The irony runs deeper: many "high-level" readers from childhood struggle with books outside their comfort zone, while supposed "low-level" readers often develop sophisticated comprehension skills in areas that matter to them.
What Reading Research Actually Shows
Studies of adult literacy reveal that reading ability continues developing throughout life, influenced by practice, motivation, and exposure to different types of text. Unlike the fixed mindset that childhood assessments promote, comprehension skills respond to engagement and challenge.
Researchers have found that adults who regularly read complex material—regardless of their childhood scores—show continued improvement in vocabulary, critical thinking, and comprehension speed. Meanwhile, strong childhood readers who abandon challenging books often see their skills plateau or decline.
The most surprising finding: motivation and interest matter more than baseline ability for tackling difficult texts. Adults who care about a subject can successfully navigate books that would theoretically exceed their "reading level," while disengaged readers struggle with material well below their assessed capability.
The Publishing Industry's Role
Book publishers inadvertently reinforce these misconceptions by marketing "accessible" versus "literary" fiction, creating artificial hierarchies that suggest some books require special qualifications to understand.

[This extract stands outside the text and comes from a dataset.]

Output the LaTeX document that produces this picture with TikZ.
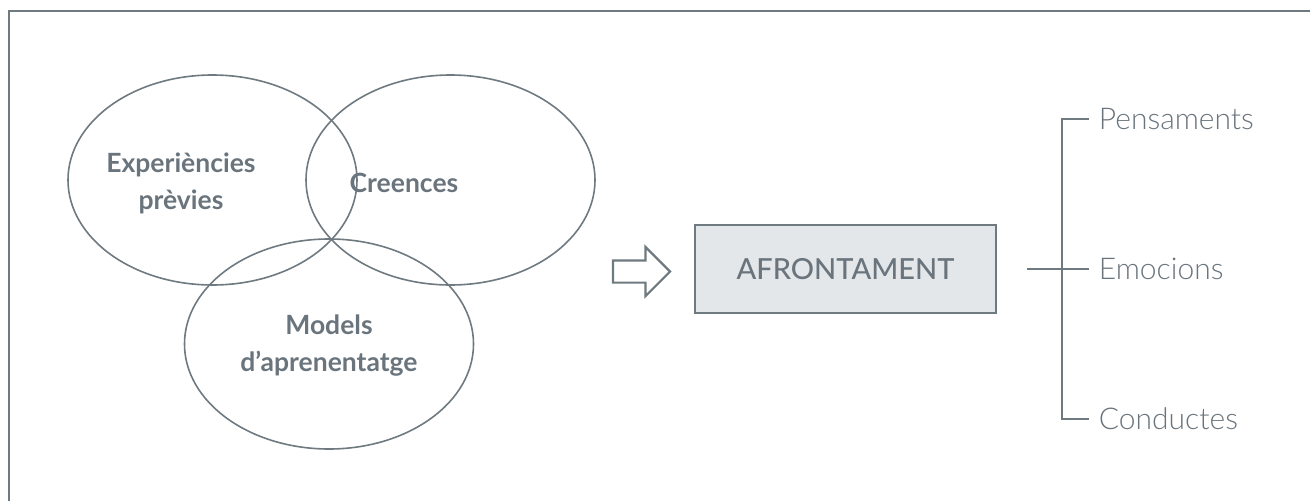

Meanwhile, the education system continues using grade-level metrics that were designed for curriculum planning—not for predicting individual potential. These tools help teachers match students with appropriate classroom materials, but they were never intended to set permanent limits on what someone could eventually read and understand.
Breaking Free from Childhood Labels
The path forward requires recognizing that reading is a skill, not a talent. Like any skill, it improves with practice and challenge. Adults who want to tackle more complex books don't need to overcome a fundamental limitation—they need to give themselves permission to struggle initially and improve gradually.
This means choosing books based on interest rather than perceived difficulty, allowing time for comprehension to develop, and recognizing that even "advanced" readers encounter challenging passages that require re-reading and reflection.
The elementary school reading assessment that once seemed so definitive was actually just measuring one moment in a lifelong learning process. The real tragedy isn't that some people read at different speeds—it's that so many capable adults let a childhood test score convince them to stop trying.